WHAT THIS TASK INVOLVES:
Your copy of the material below should match it exactly, except that it holds no pictures.

DATA EXCERPT:
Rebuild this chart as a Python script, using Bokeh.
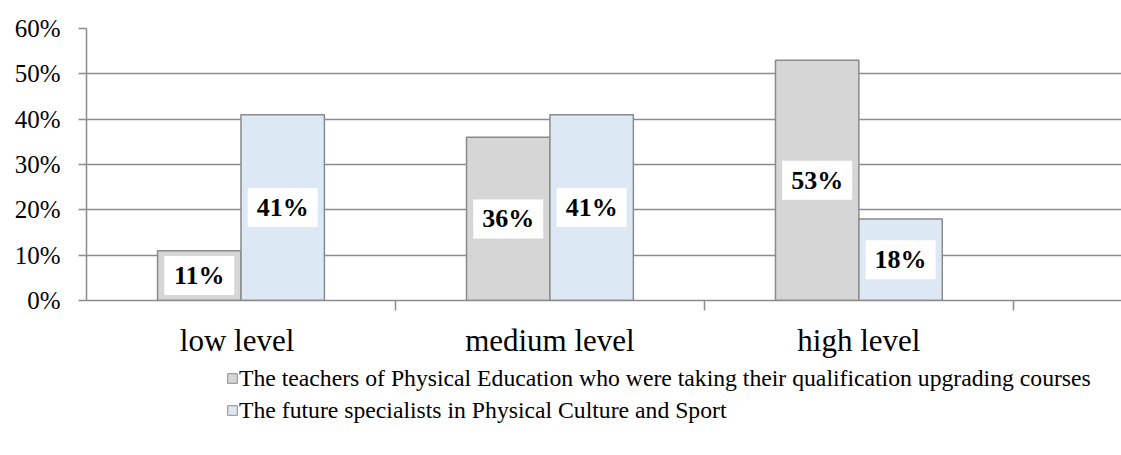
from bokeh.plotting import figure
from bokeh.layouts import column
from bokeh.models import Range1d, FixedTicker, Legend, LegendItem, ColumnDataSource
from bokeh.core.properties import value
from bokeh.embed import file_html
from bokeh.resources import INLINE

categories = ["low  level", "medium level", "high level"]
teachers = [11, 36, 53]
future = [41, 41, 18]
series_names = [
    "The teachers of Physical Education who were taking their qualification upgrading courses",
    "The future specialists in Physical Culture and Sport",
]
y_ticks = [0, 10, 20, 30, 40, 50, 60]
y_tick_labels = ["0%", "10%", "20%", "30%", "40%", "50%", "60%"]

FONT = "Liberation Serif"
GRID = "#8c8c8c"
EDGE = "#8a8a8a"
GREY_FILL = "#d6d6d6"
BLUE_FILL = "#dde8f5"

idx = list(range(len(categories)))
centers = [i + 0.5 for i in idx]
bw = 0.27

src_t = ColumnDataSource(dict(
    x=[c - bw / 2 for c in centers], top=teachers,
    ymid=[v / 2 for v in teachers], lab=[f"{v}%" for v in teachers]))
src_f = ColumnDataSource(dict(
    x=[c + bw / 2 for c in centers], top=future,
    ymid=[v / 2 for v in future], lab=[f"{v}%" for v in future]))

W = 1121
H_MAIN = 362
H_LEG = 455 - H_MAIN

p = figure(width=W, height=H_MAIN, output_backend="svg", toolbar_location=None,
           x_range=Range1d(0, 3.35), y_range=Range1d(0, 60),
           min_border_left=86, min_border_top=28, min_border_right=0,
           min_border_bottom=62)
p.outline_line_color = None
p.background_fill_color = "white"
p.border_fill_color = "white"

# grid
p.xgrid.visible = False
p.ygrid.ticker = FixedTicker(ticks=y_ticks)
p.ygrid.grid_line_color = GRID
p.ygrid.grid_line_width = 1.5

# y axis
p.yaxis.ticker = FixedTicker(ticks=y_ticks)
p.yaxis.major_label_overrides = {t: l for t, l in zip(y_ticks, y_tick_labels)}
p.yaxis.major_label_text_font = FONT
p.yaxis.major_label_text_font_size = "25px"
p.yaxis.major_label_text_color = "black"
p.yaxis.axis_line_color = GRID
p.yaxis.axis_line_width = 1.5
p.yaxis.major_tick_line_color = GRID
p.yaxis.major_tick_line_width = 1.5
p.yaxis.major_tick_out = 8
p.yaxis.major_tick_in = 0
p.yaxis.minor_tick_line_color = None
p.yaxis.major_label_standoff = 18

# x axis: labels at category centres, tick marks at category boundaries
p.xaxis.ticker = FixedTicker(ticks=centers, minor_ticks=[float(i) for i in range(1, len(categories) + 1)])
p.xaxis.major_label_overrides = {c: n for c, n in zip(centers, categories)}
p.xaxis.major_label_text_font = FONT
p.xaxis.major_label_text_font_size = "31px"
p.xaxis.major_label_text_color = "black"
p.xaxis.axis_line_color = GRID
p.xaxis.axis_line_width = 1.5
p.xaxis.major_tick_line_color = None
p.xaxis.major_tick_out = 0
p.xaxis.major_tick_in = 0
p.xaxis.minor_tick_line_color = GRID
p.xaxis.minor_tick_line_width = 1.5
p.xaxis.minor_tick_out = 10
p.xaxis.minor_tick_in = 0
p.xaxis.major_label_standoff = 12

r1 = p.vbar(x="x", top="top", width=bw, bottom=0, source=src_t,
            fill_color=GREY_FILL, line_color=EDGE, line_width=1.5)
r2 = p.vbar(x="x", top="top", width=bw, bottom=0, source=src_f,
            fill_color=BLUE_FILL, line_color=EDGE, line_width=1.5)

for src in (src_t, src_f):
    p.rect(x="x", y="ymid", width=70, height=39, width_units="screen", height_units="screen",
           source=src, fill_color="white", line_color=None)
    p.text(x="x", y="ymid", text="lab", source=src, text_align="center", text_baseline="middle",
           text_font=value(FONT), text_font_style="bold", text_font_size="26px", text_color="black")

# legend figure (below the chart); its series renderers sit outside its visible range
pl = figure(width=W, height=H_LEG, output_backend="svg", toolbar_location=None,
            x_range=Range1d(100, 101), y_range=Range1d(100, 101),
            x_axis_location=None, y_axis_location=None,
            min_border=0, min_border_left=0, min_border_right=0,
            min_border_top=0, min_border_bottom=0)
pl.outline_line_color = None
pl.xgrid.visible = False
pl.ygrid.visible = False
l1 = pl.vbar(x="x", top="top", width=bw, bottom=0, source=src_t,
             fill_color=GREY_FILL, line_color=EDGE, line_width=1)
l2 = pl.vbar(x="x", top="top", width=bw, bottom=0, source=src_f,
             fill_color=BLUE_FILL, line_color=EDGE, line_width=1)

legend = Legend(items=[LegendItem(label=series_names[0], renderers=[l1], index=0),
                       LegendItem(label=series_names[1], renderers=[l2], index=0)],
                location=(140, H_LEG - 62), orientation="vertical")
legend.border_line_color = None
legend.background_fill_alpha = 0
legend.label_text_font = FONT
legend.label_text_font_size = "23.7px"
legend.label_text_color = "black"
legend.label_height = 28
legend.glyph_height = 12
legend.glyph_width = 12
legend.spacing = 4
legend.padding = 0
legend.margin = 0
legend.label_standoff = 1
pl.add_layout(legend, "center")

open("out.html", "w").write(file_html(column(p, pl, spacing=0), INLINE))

FULL OUTPUT:
Rebuild this chart as a Python script, using Bokeh.
from bokeh.plotting import figure
from bokeh.layouts import column
from bokeh.models import Range1d, FixedTicker, Legend, LegendItem, ColumnDataSource
from bokeh.core.properties import value
from bokeh.embed import file_html
from bokeh.resources import INLINE

categories = ["low  level", "medium level", "high level"]
teachers = [11, 36, 53]
future = [41, 41, 18]
series_names = [
    "The teachers of Physical Education who were taking their qualification upgrading courses",
    "The future specialists in Physical Culture and Sport",
]
y_ticks = [0, 10, 20, 30, 40, 50, 60]
y_tick_labels = ["0%", "10%", "20%", "30%", "40%", "50%", "60%"]

FONT = "Liberation Serif"
GRID = "#8c8c8c"
EDGE = "#8a8a8a"
GREY_FILL = "#d6d6d6"
BLUE_FILL = "#dde8f5"

idx = list(range(len(categories)))
centers = [i + 0.5 for i in idx]
bw = 0.27

src_t = ColumnDataSource(dict(
    x=[c - bw / 2 for c in centers], top=teachers,
    ymid=[v / 2 for v in teachers], lab=[f"{v}%" for v in teachers]))
src_f = ColumnDataSource(dict(
    x=[c + bw / 2 for c in centers], top=future,
    ymid=[v / 2 for v in future], lab=[f"{v}%" for v in future]))

W = 1121
H_MAIN = 362
H_LEG = 455 - H_MAIN

p = figure(width=W, height=H_MAIN, output_backend="svg", toolbar_location=None,
           x_range=Range1d(0, 3.35), y_range=Range1d(0, 60),
           min_border_left=86, min_border_top=28, min_border_right=0,
           min_border_bottom=62)
p.outline_line_color = None
p.background_fill_color = "white"
p.border_fill_color = "white"

# grid
p.xgrid.visible = False
p.ygrid.ticker = FixedTicker(ticks=y_ticks)
p.ygrid.grid_line_color = GRID
p.ygrid.grid_line_width = 1.5

# y axis
p.yaxis.ticker = FixedTicker(ticks=y_ticks)
p.yaxis.major_label_overrides = {t: l for t, l in zip(y_ticks, y_tick_labels)}
p.yaxis.major_label_text_font = FONT
p.yaxis.major_label_text_font_size = "25px"
p.yaxis.major_label_text_color = "black"
p.yaxis.axis_line_color = GRID
p.yaxis.axis_line_width = 1.5
p.yaxis.major_tick_line_color = GRID
p.yaxis.major_tick_line_width = 1.5
p.yaxis.major_tick_out = 8
p.yaxis.major_tick_in = 0
p.yaxis.minor_tick_line_color = None
p.yaxis.major_label_standoff = 18

# x axis: labels at category centres, tick marks at category boundaries
p.xaxis.ticker = FixedTicker(ticks=centers, minor_ticks=[float(i) for i in range(1, len(categories) + 1)])
p.xaxis.major_label_overrides = {c: n for c, n in zip(centers, categories)}
p.xaxis.major_label_text_font = FONT
p.xaxis.major_label_text_font_size = "31px"
p.xaxis.major_label_text_color = "black"
p.xaxis.axis_line_color = GRID
p.xaxis.axis_line_width = 1.5
p.xaxis.major_tick_line_color = None
p.xaxis.major_tick_out = 0
p.xaxis.major_tick_in = 0
p.xaxis.minor_tick_line_color = GRID
p.xaxis.minor_tick_line_width = 1.5
p.xaxis.minor_tick_out = 10
p.xaxis.minor_tick_in = 0
p.xaxis.major_label_standoff = 12

r1 = p.vbar(x="x", top="top", width=bw, bottom=0, source=src_t,
            fill_color=GREY_FILL, line_color=EDGE, line_width=1.5)
r2 = p.vbar(x="x", top="top", width=bw, bottom=0, source=src_f,
            fill_color=BLUE_FILL, line_color=EDGE, line_width=1.5)

for src in (src_t, src_f):
    p.rect(x="x", y="ymid", width=70, height=39, width_units="screen", height_units="screen",
           source=src, fill_color="white", line_color=None)
    p.text(x="x", y="ymid", text="lab", source=src, text_align="center", text_baseline="middle",
           text_font=value(FONT), text_font_style="bold", text_font_size="26px", text_color="black")

# legend figure (below the chart); its series renderers sit outside its visible range
pl = figure(width=W, height=H_LEG, output_backend="svg", toolbar_location=None,
            x_range=Range1d(100, 101), y_range=Range1d(100, 101),
            x_axis_location=None, y_axis_location=None,
            min_border=0, min_border_left=0, min_border_right=0,
            min_border_top=0, min_border_bottom=0)
pl.outline_line_color = None
pl.xgrid.visible = False
pl.ygrid.visible = False
l1 = pl.vbar(x="x", top="top", width=bw, bottom=0, source=src_t,
             fill_color=GREY_FILL, line_color=EDGE, line_width=1)
l2 = pl.vbar(x="x", top="top", width=bw, bottom=0, source=src_f,
             fill_color=BLUE_FILL, line_color=EDGE, line_width=1)

legend = Legend(items=[LegendItem(label=series_names[0], renderers=[l1], index=0),
                       LegendItem(label=series_names[1], renderers=[l2], index=0)],
                location=(140, H_LEG - 62), orientation="vertical")
legend.border_line_color = None
legend.background_fill_alpha = 0
legend.label_text_font = FONT
legend.label_text_font_size = "23.7px"
legend.label_text_color = "black"
legend.label_height = 28
legend.glyph_height = 12
legend.glyph_width = 12
legend.spacing = 4
legend.padding = 0
legend.margin = 0
legend.label_standoff = 1
pl.add_layout(legend, "center")

open("out.html", "w").write(file_html(column(p, pl, spacing=0), INLINE))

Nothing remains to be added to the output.